A late summer evening and some of my Mexican neighbors over on the next block, on Damen Avenue, are having a party.
They live in a red brick 4-flat with a two-car garage attached. The garage door is thrown up and a soft yellow light glows from within. Blue and white balloons dangle from the ceiling; blue and white banners hang from the walls. Two long folding tables, each covered with a white paper tablecloth, stand beneath the balloons, surrounded by folding chairs. Children huddle in the chairs, shoveling hunks of pastel de tres leches into their tiny mouths with plastic forks. Adult women move among them. The men are gathered outside, either seated on more folding chairs or leaning against the sides of pickup trucks.

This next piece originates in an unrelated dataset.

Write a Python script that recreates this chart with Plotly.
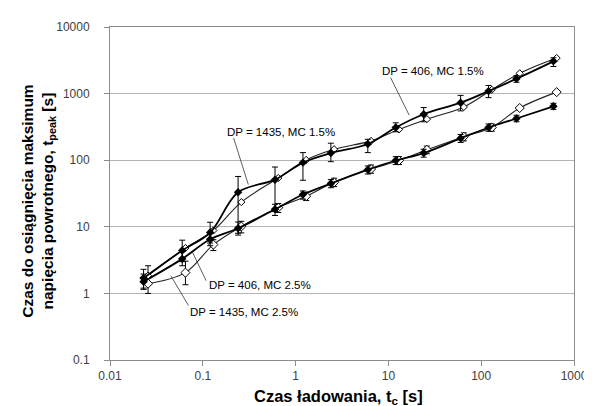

Behind the long tables, near the back wall, stand three musicians. They wear white ruffled shirts and formal black vests. Two strum guitars. Another pumps an accordian. They play rancheras, nortenas, patriotic songs honoring fallen heroes of the Mexican revolution. Their music begins before sundown and continues after dark. Mexcian songs from the garage drift through the neighborhood, and are audible many blocks away. Everyone at the party, everyone passing by on the street, everyone save the musicians, is strangely silent. Listening.
It suddenly occurs to me how fortunate they might be--how fortunate we all might be--that this particular garage stands in Chicago, Illinois and not in Arizona.